Je lui propose de m’expliquer ce qu’elle désire soigner chez sa poupée tout en reprécisant mes compétences dans l’écoute psychique et non corporelle. Je lui propose de m’expliquer la maladie de sa poupée et « je serai là pour t’aider ».

Emilie : « Ca me va. Je suis le docteur et toi, tu m’aides.  (…) Tu vois ma poupée, elle a mal à la tête, elle est malade. Il faut lui faire un pansement mais moi je ne peux pas le faire toute seule, il faut que tu m'aides ».

Je maintiens la bande pendant qu’elle tente de mettre le pansement autour de la tête de sa poupée, ses mains effectuent un geste nerveux et ne parviennent pas à fixer le bandage.

Emilie : « Je n’y arrive pas. »

Je l’aide dans cette tâche.

Avec un sourire, Emilie s’écrit « Ca y est ! ! ! J’ai réussi, il tient tout seul. »

(…) un peu plus tard

Emilie : « Elle dort, chut (fait le geste) (…) Elle se réveille. (…) Elle a toujours mal. (…) Elle est toujours toute seule. »

Elle met en scène sa poupée qui se réveille et se retrouve toute seule. Elle répond à mes renvois « Il n’y a pas la maman. Elle est partie. Elle ne sait pas où, ni si elle va revenir un jour et que la petite fille est très triste ».

La poupée laisse place progressivement à une petite fille ce qui nous permet d’accéder à Sa propre histoire de solitude durant la transplantation de sa sœur. Alice reste durant tout l’échange le regard rivé sur son puzzle. J’amorce une interprétation sur le jeu avec sa poupée où Emilie s’est sentie très seule durant l’absence de sa maman à l’hôpital car elle aurait souhaité que quelqu’un mette un pansement pour ne plus « avoir mal dans son cœur ». 

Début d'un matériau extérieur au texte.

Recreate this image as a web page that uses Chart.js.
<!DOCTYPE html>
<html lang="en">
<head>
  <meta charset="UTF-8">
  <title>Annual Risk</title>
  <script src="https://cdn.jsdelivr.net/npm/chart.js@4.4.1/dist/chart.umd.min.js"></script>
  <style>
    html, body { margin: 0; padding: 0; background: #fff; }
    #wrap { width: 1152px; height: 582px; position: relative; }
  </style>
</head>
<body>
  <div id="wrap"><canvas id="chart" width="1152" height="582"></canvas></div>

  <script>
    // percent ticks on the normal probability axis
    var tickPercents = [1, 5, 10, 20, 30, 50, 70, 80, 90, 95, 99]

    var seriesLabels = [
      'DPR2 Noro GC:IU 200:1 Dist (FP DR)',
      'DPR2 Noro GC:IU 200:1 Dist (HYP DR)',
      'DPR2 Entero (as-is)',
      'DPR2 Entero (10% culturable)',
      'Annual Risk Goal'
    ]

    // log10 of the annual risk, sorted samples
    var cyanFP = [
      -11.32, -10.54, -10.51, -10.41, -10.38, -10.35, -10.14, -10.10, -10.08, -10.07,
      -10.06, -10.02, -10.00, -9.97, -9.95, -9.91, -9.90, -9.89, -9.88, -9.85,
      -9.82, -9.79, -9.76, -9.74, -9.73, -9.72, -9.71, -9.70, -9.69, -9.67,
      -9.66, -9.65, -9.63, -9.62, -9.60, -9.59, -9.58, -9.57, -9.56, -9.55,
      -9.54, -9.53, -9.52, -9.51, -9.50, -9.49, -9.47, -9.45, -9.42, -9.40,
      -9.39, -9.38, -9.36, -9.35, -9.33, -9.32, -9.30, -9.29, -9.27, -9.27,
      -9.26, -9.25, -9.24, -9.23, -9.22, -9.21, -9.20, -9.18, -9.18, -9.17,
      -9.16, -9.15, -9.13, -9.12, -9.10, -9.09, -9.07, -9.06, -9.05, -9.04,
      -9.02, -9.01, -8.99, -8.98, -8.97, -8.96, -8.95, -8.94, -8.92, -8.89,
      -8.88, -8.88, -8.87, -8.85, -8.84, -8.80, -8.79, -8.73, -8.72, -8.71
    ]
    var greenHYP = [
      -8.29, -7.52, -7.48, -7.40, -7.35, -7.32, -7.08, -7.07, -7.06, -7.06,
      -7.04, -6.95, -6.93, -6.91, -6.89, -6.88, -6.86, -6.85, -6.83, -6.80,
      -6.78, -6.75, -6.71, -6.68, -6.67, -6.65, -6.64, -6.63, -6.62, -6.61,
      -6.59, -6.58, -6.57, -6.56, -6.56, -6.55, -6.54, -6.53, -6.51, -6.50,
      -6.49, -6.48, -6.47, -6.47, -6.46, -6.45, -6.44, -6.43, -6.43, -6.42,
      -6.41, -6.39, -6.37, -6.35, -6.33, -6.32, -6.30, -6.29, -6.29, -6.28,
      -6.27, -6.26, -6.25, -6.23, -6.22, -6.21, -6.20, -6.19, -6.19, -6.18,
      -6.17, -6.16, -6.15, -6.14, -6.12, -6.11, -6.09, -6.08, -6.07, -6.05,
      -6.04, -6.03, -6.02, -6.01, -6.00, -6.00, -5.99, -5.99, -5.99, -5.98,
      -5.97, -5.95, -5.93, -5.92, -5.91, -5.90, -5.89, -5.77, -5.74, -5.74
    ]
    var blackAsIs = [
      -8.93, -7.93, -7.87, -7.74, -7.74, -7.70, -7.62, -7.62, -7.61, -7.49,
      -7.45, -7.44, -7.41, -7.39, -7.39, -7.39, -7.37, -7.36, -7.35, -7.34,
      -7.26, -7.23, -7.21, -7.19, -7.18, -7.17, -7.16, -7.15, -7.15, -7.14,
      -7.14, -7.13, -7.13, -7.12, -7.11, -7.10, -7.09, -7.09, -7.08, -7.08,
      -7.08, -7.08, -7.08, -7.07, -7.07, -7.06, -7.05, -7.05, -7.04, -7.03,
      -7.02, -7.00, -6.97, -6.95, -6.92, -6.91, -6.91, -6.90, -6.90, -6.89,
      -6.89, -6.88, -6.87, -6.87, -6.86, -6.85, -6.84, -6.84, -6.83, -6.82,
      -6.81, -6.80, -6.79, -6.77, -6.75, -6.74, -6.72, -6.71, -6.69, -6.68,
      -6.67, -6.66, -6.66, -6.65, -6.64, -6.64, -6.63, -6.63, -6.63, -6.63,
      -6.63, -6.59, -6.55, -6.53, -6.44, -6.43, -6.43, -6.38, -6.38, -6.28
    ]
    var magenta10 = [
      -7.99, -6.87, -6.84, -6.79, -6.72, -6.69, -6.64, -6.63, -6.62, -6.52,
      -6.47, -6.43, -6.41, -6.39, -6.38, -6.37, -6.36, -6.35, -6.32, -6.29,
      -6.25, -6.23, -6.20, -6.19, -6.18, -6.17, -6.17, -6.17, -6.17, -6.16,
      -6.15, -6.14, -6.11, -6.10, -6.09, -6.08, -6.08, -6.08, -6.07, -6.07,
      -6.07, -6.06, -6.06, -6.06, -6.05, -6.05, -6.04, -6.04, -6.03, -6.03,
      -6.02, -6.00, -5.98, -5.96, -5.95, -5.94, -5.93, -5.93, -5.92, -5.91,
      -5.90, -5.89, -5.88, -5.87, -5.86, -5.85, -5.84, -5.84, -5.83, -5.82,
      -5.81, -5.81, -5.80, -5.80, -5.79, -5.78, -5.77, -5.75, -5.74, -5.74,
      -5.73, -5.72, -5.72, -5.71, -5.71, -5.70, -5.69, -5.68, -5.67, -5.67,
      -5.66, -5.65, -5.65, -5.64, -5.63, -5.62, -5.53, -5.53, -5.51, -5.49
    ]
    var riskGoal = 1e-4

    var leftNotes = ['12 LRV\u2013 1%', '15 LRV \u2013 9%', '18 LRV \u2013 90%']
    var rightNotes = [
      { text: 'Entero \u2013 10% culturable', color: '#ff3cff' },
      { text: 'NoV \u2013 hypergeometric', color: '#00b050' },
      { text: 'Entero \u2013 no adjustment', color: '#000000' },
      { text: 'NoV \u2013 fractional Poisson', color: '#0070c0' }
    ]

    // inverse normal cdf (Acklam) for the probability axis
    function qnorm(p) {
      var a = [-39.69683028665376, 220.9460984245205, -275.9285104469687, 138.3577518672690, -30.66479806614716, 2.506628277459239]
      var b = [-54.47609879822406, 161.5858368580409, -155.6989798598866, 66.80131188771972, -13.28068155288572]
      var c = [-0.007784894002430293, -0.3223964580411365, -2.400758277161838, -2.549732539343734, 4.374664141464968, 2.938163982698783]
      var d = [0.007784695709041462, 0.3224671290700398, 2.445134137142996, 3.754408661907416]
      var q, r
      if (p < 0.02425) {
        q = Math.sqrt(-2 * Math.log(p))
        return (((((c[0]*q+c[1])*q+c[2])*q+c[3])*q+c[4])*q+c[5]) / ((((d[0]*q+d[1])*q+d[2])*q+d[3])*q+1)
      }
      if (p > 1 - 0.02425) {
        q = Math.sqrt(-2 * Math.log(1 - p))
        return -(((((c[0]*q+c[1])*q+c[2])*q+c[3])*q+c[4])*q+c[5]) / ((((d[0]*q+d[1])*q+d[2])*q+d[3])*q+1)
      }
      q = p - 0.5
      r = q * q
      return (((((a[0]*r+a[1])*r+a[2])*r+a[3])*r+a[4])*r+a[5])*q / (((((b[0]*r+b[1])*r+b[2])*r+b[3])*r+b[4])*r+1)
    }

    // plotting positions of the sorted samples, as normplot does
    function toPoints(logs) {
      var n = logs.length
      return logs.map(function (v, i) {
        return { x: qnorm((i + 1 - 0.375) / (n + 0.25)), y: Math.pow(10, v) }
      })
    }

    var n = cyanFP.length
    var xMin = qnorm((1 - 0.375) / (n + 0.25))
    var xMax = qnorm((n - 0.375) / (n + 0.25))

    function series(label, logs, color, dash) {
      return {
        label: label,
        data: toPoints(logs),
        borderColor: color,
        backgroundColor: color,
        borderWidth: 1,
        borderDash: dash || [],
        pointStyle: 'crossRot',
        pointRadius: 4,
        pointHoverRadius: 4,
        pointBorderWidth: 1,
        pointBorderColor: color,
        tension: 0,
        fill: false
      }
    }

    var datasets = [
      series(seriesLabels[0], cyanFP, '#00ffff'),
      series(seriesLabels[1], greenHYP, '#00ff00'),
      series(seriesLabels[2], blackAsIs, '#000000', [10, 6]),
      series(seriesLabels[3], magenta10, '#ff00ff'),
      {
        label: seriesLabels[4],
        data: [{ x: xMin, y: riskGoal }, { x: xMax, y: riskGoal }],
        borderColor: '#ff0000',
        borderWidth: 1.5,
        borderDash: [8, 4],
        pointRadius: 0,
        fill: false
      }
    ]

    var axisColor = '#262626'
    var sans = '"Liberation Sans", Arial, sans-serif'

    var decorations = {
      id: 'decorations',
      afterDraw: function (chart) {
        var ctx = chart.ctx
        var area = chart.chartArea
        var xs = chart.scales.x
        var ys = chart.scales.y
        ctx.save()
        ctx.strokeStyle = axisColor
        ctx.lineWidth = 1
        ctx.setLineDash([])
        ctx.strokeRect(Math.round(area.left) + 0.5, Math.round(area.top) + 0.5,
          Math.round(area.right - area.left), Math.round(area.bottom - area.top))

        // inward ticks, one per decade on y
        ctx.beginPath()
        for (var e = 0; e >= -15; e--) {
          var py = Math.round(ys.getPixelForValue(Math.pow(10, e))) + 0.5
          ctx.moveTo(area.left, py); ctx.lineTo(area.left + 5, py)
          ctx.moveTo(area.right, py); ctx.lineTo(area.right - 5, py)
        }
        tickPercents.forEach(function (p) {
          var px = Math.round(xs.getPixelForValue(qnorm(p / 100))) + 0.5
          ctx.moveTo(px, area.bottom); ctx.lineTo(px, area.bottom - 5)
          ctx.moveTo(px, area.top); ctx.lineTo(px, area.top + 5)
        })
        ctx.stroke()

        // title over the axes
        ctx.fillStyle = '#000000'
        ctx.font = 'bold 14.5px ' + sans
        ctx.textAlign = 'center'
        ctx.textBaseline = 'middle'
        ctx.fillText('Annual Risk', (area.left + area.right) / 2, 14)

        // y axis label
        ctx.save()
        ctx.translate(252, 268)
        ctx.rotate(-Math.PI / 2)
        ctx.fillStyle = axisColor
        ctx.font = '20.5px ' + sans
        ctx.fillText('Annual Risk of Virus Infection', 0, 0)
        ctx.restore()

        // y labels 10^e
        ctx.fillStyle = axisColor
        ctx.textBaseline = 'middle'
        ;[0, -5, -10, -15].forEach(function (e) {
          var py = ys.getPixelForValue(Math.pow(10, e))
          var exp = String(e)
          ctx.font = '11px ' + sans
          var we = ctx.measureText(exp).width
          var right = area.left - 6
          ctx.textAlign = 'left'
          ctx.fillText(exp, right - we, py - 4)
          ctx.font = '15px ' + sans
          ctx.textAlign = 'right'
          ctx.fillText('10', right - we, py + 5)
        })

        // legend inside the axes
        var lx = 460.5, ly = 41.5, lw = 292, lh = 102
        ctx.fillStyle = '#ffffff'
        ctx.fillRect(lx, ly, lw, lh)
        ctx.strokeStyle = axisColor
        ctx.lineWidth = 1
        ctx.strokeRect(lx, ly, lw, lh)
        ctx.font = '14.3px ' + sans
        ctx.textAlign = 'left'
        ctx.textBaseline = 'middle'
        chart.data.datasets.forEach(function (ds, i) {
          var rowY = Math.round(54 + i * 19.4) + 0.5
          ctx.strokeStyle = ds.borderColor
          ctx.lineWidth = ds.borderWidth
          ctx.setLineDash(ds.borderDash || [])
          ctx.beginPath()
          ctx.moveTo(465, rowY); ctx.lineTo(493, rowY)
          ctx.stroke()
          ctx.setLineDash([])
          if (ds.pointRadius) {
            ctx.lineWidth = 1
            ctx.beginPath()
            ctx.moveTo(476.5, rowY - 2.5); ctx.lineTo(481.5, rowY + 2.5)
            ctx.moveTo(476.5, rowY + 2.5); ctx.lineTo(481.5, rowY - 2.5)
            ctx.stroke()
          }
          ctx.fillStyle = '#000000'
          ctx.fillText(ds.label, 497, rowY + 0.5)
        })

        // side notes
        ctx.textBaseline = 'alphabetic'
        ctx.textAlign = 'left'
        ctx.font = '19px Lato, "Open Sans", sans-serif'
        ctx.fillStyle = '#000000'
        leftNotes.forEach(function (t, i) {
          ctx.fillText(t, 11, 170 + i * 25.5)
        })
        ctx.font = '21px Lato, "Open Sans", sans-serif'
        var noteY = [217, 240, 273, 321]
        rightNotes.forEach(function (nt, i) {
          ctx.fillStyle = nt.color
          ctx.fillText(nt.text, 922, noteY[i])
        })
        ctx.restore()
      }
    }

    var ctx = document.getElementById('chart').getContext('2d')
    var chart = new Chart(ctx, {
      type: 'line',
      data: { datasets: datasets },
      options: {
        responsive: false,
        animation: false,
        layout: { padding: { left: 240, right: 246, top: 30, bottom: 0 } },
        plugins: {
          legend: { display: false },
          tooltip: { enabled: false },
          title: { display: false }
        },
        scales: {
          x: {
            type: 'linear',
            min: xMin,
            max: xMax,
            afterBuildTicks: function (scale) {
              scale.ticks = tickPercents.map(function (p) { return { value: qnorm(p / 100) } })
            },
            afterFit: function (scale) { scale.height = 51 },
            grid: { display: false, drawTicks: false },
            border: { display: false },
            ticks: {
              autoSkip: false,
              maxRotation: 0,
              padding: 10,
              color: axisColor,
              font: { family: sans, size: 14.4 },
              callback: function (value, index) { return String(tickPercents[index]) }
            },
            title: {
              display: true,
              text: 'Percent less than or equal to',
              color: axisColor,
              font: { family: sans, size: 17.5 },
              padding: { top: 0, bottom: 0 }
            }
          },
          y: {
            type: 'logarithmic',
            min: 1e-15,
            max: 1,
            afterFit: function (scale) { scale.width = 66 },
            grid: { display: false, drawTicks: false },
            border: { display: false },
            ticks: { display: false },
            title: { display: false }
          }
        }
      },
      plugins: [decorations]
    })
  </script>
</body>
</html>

(…) plus tard en fin de jeu…

Elle reprend la poupée me demande de la bercer puis me la reprend et enlève le pansement et rejoint l’animatrice bénévole en lui demandant un jeu de l’oie. Je me dirige vers Alice restée toujours silencieuse pendant qu’Emilie joue, détendue, volubile et souriante avec l’animatrice.

Alice se refuse à rentrer en communication avec l’adulte par la parole. Seules les pièces du puzzle serviront d’objet médiateur permettant un échange.

En touchant les pièces éparses sur la table, j’en saisis une. Alice me tend la main pour la prendre et la remet à sa place sur le puzzle. Son geste est nullement agressif mais m’introduit dans son jeu non verbal. Puis, pièce après pièce, elle construit le puzzle en prenant une à une les pièces dans le creux de sa main. Lorsque le puzzle est achevé, sans affect particulier, elle me demande, non verbalement mais par un petit geste, de changer de jeu.

Mon intervention s’est limitée à ce geste, observant le comportement de l’enfant suite aux propos échangés avec sa sœur. Ce puzzle où des pièces éparses retrouvaient progressivement une place et redonnant un sens au dessin figuré, n’est pas sans assimilation à ce morceau de foie donné et le besoin en post-transplantation de remettre chaque pièce à sa place pour redonner une unité structurée. Cependant, le choix de ne pas intervenir dans une mise en sens du jeu d’Alice était en lien avec ma place de chercheur - clinicien. De plus, notre échange non verbal s’était organisé selon un accord tacite où l’enfant pouvait élaborer. La parole n’étant pas à ce moment là un médiateur judicieux.

Le fait de vouloir changer de jeu montrait qu’elle ne pouvait élaborer davantage dans l’instant présent.